Have you ever read a book by Hannah Arendt called Eichmann in Jerusalem? The whole point of the book is the sheer banality of evil -- that the bulk of evil is not the sensationalist stuff that makes up movies, but its boring, bureaucratic machinations and tacit complicity of civilians under the regime.

So all I can say about your idea is it is at best naive and at worst cynical. First of all, it's naive because it supposes that military intervention ever works when that flies in the face of history showing that nation-building (especially of the American sort) never works unless it's the kind that comes about indigenously -- if it was so easy to fix problems, why has American military intervention post WWII been an almost complete failure?

Second of all, it's cynical because it's easy to support such ideas when you're not the citizen who has to suffer through the consequences if things get worse. What would be your response if your idea simply doesn't work? "Better luck next time?"

This isn't a game.


> Personally I'd welcome some sort of intervention by one of the three-letter agencies - this time it could be actually for a good cause.

Yes, because those three-letter agencies have a fantastic track record in South America. [/s]

That would be a fine way to make things exponentially worse.


> That would be a fine way to make things exponentially worse.

Things are FUBAR already. It can't get that much worse: entire countries are effectively run by drug empires, others are falling apart due to uncontrolled, rampant violence (often enough caused by criminals the US deported in the first place), and Bolsonaro is selling out the future of humanity.

I agree that the anti-communist interventions of the past were a catastrophe - but looking away now and leaving the poor and nature to pay the price for past misdeeds is not an option.

The US needs to legalize drugs to drain the cartels of their funding source, support the local legitimate governments that are fighting against cartel and gang violence - and ensure that the Amazon rain forest is not burned down any more.


They can get much, much worse. Unimaginably worse. There's no comparison between Venezuela and Brazil, for example. But even between Bolivia and Brazil or Peru and Brazil there's a steep difference in development and living standards. Foreign intervention would destabilize the country and potentially lead to war, human suffering, and devastation.

> entire countries are effectively run by drug empires

This is not true.

> Bolsonaro is selling out the future of humanity

I'm not even sure what you mean here, but it sounds inaccurate and an exaggeration at the very least.
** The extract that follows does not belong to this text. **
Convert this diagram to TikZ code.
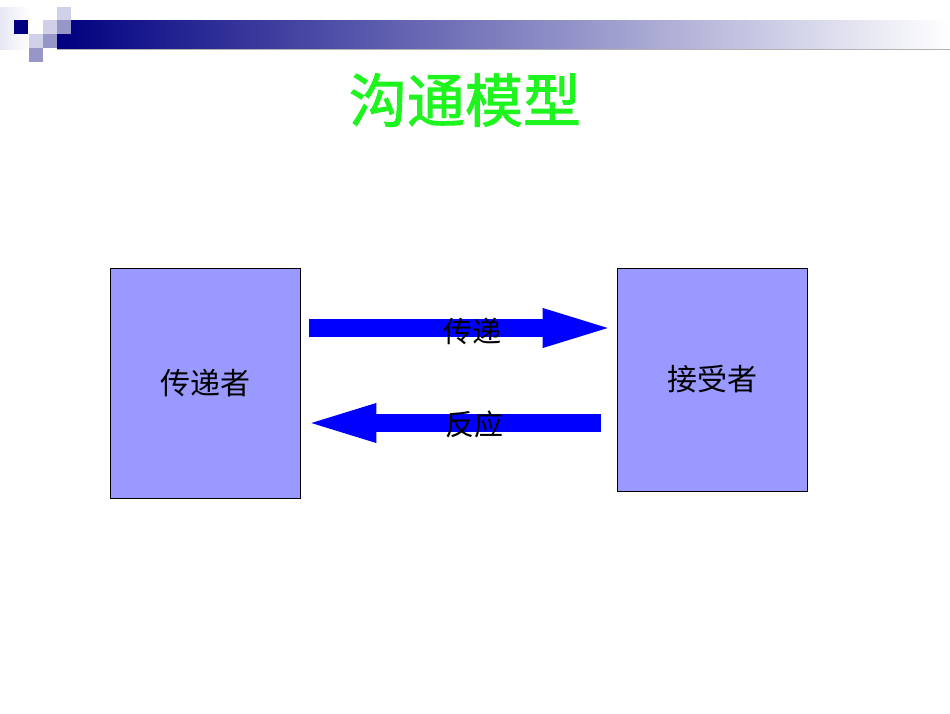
\documentclass[tikz,border=0pt]{standalone}
\usepackage{fontspec}
\newfontfamily\cjk{Noto Sans CJK SC}
\newfontfamily\cjktitle[FakeBold=1.6]{Noto Sans CJK SC}
\usetikzlibrary{arrows.meta}

\definecolor{navy}{RGB}{0,0,128}
\definecolor{lightlav}{RGB}{208,208,232}
\definecolor{midlav}{RGB}{150,150,200}
\definecolor{boxfill}{RGB}{153,153,255}
\definecolor{titlegreen}{RGB}{30,245,30}

\tikzset{global scale/.style={
    	x=#1pt, y=-#1pt,
    	every node/.append style={scale=#1}
  	},
  	party/.style={draw=black, fill=boxfill, line width=0.8pt, minimum width=190pt, font=\cjk\fontsize{30}{36}\selectfont},
  	flow/.style={blue, line width=18pt, -{Triangle[length=78pt, width=33pt]}},
  	flowlabel/.style={font=\cjk\fontsize{29}{34}\selectfont}
}

\begin{document}
\begin{tikzpicture}[global scale = 1]
	\useasboundingbox (0,0) rectangle (950,713);
	% top banner
	\shade[left color=lightlav!50, right color=white] (0,7) rectangle (30,49);
	\shade[left color=navy, right color=white] (57,20) rectangle (950,49);
	\draw[gray!60, line width=1pt] (57,49) -- (950,49);
	\foreach \x/\y/\c in {14/20/navy, 57/7/lightlav, 43/20/lightlav, 57/20/midlav, 29/34/lightlav, 43/34/midlav, 29/48/midlav}
		\fill[\c] (\x,\y) rectangle ++(14,14);
	% title
	\node[text=titlegreen, font=\cjktitle\fontsize{58}{62}\selectfont] (title) at (465,100) {沟通模型};
	% sender, receiver
	\node[party, minimum height=230pt] (send) at (205,383) {传递者};
	\node[party, minimum height=223pt] (recv) at (712,379.5) {接受者};
	\coordinate (fwd) at (0,328);
	\coordinate (back) at (0,423);
	\draw[flow, shorten <=9pt, shorten >=-4pt] (send.east |- fwd) -- (recv.west |- fwd);
	\draw[flow, shorten <=16pt, shorten >=-2pt] (recv.west |- back) -- (send.east |- back);
	\node[flowlabel] (fwdlabel) at (472,331) {传递};
	\node[flowlabel] (backlabel) at (474,424) {反应};
\end{tikzpicture}
\end{document}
Brazil is going through a bad patch, for sure. But it's still the biggest, most dynamic economy in South America, a stable democracy with relatively high HDI, and a nation of proud people with vibrant history and culture. The idea of foreign intervention sends shivers down my spine - it would absolutely, with 100% certainty make things worse, and would be potentially catastrophic for the country. I find it really amazing that someone can casually suggest this. Hasn't South America suffered enough?